The Halloween vibes are officially in full effect. Jim Cummings’ sophomore effort, The Wolf of Snow Hollow, brings a paranormal twist to the serial killer genre, but the unconventional approaches he revels in definitely do not stop there. For those who loved Cummings’ debut film Thunder Road, the characters within this film are as much at the heart of the story as are the murders that are occurring. Because if Cummings has shown us anything, it’s that he knows how to display three-dimensional characters bursting with personality and showing how they deal with the world around them, even when it’s all falling apart.
It would feel weird to not start by discussing Cummings and his impact on the indie filmmaking scene. Thunder Road was initially a short that got produced into a feature film, and it’s apparent above all else that Cummings has a deep appreciation for filmmaking of all kinds. He champions for artists to get their voices heard by any means, and has a deep understanding of just how difficult it is to be a filmmaker. Yet with Cummings’ two films so far, he makes it seem easy. Cummings has a style that feels so distinct and lived in, it would be shocking to learn that he hasn’t been making movies for years now. In The Wolf of Snow Hollow, Cummings’ John Marshall is already on the verge of a breakdown. We aren’t witnessing a grand buildup, but rather, the straw that broke the camel’s back. It becomes much more tragic as a whole, and leads to a catharsis that feels so earned within such a short runtime.
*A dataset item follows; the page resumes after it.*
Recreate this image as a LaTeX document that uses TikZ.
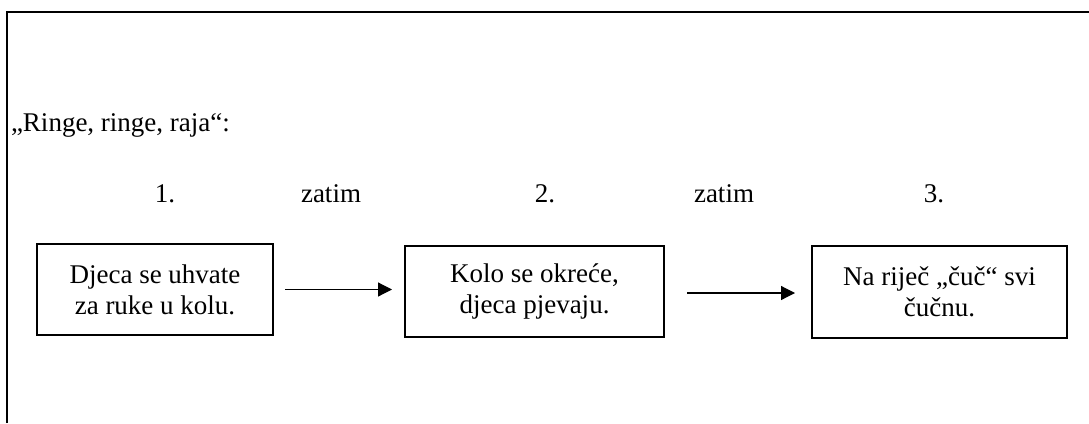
\documentclass[tikz,border=0pt]{standalone}
\usepackage{fontspec}
\setmainfont{Liberation Serif}
\usetikzlibrary{arrows.meta}
\begin{document}
\begin{tikzpicture}[x=1pt,y=-1pt,inner sep=0pt,outer sep=0pt,line width=1.2pt,
font=\fontsize{27}{31}\selectfont,
stepbox/.style={draw,rectangle,align=center,minimum height=91pt,line width=1.2pt},
steplabel/.style={anchor=base},
>={Triangle[length=14pt,width=14pt]}]
\useasboundingbox (0,0) rectangle (1089,423);
\draw (7,423) -- (7,12) -- (1089,12);
\draw (11,131) node[anchor=base west] (title) {„Ringe, ringe, raja“:};
\draw (165,202) node[steplabel] (n1) {1.};
\draw (331,202) node[steplabel] (then1) {zatim};
\draw (545,202) node[steplabel] (n2) {2.};
\draw (724,202) node[steplabel] (then2) {zatim};
\draw (934,202) node[steplabel] (n3) {3.};
\draw (155,289.5) node[stepbox,minimum width=236pt] (box1) {Djeca se uhvate\\za ruke u kolu.};
\draw (534.5,291.5) node[stepbox,minimum width=259pt] (box2) {Kolo se okreće,\\djeca pjevaju.};
\draw (939.5,292) node[stepbox,minimum width=255pt,minimum height=92pt] (box3) {Na riječ „čuč“ svi\\čučnu.};
\draw[->,shorten <=12pt,shorten >=13pt] (box1.east) -- (box1.east -| box2.west);
\draw[->,shorten <=23pt,shorten >=17pt] (box2.east) ++(0,1.5) -- (box3.west |- 0,293);
\end{tikzpicture}
\end{document}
With a family in shambles and no solace being provided at work, Joe takes it out on anyone and everyone in his path. It’s humorous, and the film definitely leans into this comedy at times, but it’s comedy that stays rooted in the darkness that lurks beneath the town and its residents. Civilians are angry, Joe is angry, his family is angry, and so on and so on. There’s a simple solution in the eyes of the townsfolk: serve the killers’ head on a platter. Yet the small-town police seem to have no leads, and any mention of paranormal activity knowingly sets off Joe’s already short fuse. Even if he would hope to turn to his ailing father, played by the late, truly exceptional Robert Forster in his final role, they seem to be at odds. Not odds of malice, but simply one of sheer stubbornness, a trait that has clearly been passed down from father to son. Forster only has a few scenes, but they are absolutely pivotal and display just how great of a performer he was, making it all the more heartbreaking.
There’s a big notion of true monsters simply being human in this film, and it’s not a notion that’s new to the crime genre, but it does take on a new life in The Wolf of Snow Hollow. Cummings writes purely authentic characters, so hearing these connections between man and beast are genuinely haunting. As brutal as the murders in this film can be, it’s the horrors of reality that become more distinct and vivid as the film progresses. Sometimes, it’s just how people speak to each other, and how they treat strangers. In a year when many clearly cannot seem to come together for the common good of one another, the non-graphic hostilities in this small town are just as painful thematically. It’s a microcosm of a world crumbling, with everybody looking for justice but demanding it swiftly and looking to dish out punishment as soon as possible. It’s justifiable in the sense of searching for a killer, but as we see Joe get repeatedly berated by townsfolk as he falls deeper into his relapse is both painful and utterly tragic.
The Wolf of Snow Hollow has a lot going for it, and it tackles even more within its brisk runtime. It has plenty of comedic flair to make for an interesting tone throughout. It’s a riveting paranormal crime film that sneaks up on you in terms of building dread and suspense. It details a breakdown of a small town and the people within it. And all these elements come together not just throughout the film, but are even channeled through Cummings’ lead performance. It’s a spectacle to behold, and an honor to witness such a confident filmmaker so early in his career. Cummings has spoken to the importance and value of a strong cast and crew, but to see just how much he can juggle within one character should be reason enough to track down this film as soon as you possibly can. It’s perfect for the Halloween season, but will surely be a staple in the crime genre no matter the time of year.
The Wolf of Snow Hollow will release in select theaters and on VOD October 9th, 2020.